- [OBJECTIVE]
Every line of the data that contains the string "this" must be copied.
DATA ENTRIES start
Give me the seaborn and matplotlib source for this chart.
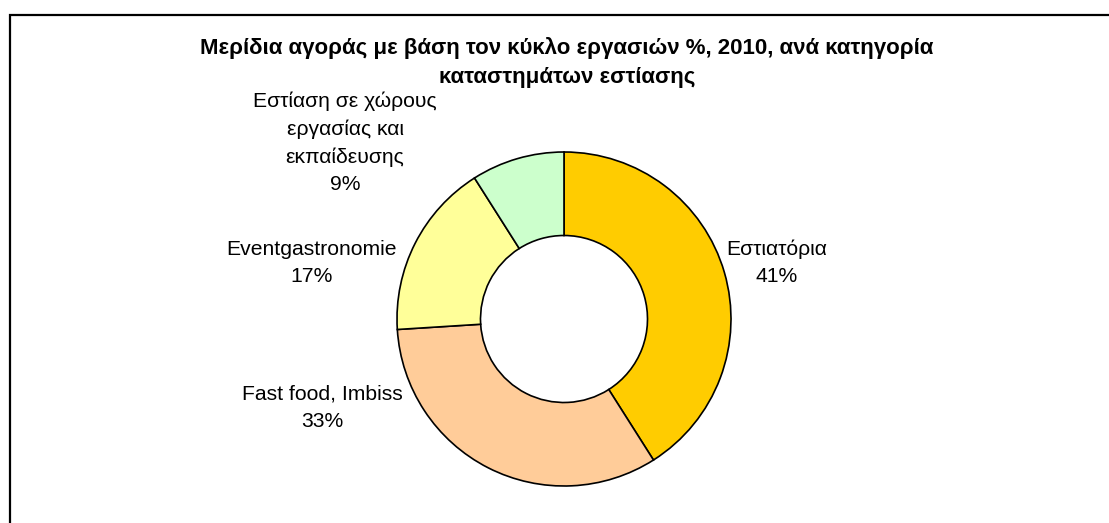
DATA ENTRIES end
DATA ENTRIES start
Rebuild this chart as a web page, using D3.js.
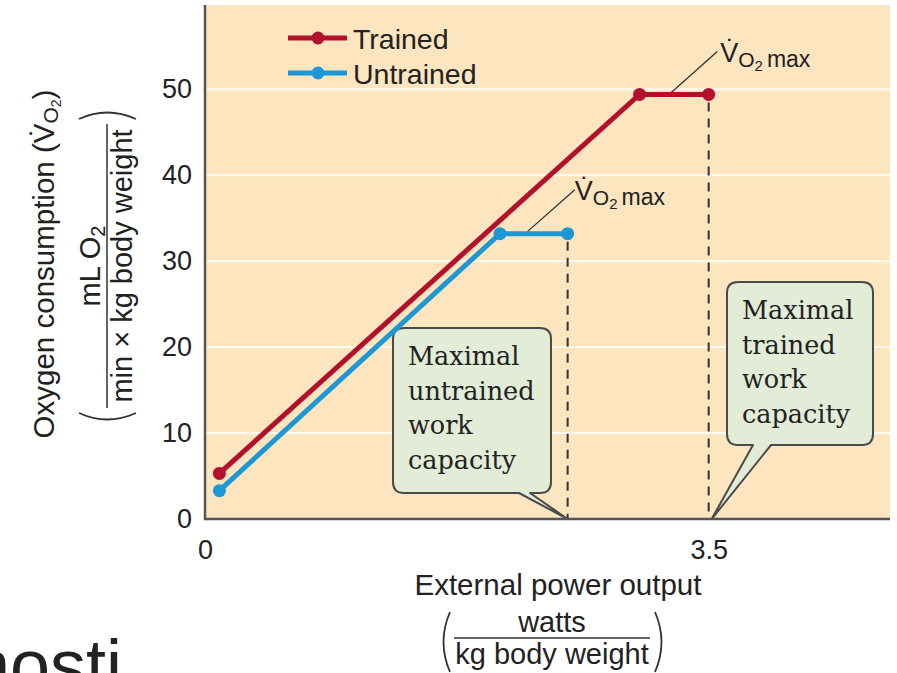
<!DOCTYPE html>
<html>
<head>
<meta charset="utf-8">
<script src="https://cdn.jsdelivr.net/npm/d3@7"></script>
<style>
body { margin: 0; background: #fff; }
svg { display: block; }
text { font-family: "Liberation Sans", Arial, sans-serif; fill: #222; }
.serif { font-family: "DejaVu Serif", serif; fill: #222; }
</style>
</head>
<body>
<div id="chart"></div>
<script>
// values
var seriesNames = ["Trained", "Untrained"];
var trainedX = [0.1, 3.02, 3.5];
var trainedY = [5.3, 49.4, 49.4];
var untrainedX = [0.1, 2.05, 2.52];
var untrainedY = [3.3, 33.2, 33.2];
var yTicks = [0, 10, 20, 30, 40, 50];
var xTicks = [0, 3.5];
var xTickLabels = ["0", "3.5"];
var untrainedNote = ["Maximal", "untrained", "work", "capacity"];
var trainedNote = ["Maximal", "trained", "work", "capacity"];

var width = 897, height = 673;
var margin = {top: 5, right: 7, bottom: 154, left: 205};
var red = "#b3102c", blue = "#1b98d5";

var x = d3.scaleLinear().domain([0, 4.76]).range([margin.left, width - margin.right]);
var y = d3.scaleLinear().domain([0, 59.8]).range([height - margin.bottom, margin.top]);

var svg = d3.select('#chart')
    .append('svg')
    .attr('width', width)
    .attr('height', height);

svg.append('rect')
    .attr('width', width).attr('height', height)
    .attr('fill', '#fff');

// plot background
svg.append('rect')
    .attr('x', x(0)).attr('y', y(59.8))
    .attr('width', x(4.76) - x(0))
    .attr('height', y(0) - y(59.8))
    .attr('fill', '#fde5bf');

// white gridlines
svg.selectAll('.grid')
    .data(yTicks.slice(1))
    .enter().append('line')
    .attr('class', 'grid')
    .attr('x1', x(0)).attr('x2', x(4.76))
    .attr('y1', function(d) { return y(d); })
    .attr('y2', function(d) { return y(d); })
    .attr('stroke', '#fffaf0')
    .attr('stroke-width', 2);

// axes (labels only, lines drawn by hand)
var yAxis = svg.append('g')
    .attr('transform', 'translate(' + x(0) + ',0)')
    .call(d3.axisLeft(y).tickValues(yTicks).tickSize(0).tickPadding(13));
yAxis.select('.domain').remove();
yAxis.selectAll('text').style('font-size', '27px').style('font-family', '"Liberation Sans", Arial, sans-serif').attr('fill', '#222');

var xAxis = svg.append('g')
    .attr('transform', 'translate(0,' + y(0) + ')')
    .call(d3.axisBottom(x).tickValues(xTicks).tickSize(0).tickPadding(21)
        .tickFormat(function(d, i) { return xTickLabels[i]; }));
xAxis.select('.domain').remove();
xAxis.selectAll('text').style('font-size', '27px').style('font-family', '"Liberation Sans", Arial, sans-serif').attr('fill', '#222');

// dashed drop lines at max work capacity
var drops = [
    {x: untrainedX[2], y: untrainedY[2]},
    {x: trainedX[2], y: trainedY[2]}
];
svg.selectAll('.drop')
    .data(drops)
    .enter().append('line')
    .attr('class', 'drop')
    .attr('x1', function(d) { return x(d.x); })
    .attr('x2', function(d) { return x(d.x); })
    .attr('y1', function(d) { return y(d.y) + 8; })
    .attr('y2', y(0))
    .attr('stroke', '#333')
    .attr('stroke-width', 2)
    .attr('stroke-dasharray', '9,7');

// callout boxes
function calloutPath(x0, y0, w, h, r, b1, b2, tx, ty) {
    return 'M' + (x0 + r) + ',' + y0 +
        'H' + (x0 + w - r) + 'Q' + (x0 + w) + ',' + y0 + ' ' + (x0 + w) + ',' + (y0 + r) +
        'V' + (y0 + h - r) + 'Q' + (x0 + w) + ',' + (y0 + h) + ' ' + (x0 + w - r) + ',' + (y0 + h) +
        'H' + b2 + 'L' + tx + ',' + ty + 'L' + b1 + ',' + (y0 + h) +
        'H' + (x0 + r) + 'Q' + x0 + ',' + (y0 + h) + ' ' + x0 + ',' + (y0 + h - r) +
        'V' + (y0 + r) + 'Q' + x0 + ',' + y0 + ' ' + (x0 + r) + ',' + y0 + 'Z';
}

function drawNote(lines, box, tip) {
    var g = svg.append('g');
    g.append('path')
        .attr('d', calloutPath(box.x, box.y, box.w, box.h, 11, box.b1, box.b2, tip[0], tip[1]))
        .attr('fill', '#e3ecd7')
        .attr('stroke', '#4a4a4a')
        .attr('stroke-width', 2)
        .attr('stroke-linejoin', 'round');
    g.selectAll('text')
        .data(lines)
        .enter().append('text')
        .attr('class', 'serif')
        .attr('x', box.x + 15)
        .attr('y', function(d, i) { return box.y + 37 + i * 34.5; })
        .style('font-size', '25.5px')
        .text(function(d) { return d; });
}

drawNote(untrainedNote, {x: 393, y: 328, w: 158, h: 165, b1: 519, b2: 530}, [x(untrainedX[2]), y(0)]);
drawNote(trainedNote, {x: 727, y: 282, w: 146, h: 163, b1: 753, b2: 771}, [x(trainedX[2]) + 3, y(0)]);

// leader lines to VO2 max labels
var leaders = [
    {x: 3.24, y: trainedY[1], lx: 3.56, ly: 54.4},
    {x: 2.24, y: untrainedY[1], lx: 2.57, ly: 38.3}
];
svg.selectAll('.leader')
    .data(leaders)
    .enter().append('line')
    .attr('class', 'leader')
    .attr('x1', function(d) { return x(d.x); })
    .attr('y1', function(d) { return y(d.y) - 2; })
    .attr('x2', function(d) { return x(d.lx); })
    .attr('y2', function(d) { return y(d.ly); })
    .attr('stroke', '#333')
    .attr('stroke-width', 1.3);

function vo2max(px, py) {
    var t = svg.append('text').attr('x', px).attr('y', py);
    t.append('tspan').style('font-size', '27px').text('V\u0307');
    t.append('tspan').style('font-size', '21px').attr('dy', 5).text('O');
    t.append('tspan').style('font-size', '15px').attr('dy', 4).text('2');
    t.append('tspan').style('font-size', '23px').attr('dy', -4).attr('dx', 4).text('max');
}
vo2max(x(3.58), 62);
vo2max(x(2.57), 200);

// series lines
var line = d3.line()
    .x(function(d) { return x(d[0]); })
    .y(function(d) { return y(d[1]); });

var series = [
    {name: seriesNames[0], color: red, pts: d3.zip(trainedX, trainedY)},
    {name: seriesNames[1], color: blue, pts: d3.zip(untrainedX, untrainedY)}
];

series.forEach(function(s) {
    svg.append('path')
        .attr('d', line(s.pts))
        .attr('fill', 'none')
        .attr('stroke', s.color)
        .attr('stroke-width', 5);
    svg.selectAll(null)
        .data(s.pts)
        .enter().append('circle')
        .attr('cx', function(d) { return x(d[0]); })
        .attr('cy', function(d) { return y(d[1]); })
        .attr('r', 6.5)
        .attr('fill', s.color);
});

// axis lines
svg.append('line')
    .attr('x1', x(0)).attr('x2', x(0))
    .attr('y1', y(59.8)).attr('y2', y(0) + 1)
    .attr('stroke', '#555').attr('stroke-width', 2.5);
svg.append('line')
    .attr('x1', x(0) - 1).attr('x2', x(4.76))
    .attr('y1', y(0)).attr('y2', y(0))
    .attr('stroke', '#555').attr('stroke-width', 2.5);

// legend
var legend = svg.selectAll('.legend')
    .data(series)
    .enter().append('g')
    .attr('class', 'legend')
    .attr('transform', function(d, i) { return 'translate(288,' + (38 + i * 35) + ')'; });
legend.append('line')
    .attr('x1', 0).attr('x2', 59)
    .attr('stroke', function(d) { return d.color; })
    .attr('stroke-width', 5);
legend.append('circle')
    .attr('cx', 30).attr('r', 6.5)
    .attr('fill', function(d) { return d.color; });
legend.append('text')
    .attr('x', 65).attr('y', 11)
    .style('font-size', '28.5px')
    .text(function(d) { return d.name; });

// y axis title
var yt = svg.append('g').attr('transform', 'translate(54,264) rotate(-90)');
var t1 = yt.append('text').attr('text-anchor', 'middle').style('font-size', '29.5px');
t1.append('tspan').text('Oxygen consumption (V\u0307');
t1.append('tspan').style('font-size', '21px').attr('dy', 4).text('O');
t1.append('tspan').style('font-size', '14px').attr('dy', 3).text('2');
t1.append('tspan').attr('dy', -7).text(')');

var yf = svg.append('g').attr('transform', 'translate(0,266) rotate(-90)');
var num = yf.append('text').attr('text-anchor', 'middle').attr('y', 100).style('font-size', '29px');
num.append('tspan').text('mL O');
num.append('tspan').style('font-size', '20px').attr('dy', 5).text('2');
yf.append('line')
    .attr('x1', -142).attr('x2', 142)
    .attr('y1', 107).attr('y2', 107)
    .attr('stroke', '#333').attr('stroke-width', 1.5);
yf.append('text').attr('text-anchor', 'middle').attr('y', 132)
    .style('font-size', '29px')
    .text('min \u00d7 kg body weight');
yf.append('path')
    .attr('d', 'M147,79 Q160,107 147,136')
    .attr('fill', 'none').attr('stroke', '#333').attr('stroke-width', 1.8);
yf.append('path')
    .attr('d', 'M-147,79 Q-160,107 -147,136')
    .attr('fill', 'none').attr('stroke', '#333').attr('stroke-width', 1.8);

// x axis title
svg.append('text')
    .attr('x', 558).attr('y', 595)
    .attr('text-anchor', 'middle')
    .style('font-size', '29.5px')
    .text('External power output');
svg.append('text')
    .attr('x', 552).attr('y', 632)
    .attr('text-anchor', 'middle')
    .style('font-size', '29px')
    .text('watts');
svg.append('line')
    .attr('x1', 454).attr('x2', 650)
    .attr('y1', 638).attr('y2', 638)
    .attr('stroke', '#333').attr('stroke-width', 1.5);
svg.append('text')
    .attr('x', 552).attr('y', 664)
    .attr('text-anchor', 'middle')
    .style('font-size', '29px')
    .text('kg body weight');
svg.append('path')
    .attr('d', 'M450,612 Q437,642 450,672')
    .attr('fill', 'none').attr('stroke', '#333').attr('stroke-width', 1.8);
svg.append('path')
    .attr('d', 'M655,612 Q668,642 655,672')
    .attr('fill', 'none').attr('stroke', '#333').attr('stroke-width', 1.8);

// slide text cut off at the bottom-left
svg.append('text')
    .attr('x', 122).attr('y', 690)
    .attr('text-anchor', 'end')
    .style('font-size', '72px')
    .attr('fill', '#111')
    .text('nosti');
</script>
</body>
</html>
DATA ENTRIES end
- [TASK RESPONSE]
Give me the seaborn and matplotlib source for this chart.
Rebuild this chart as a web page, using D3.js.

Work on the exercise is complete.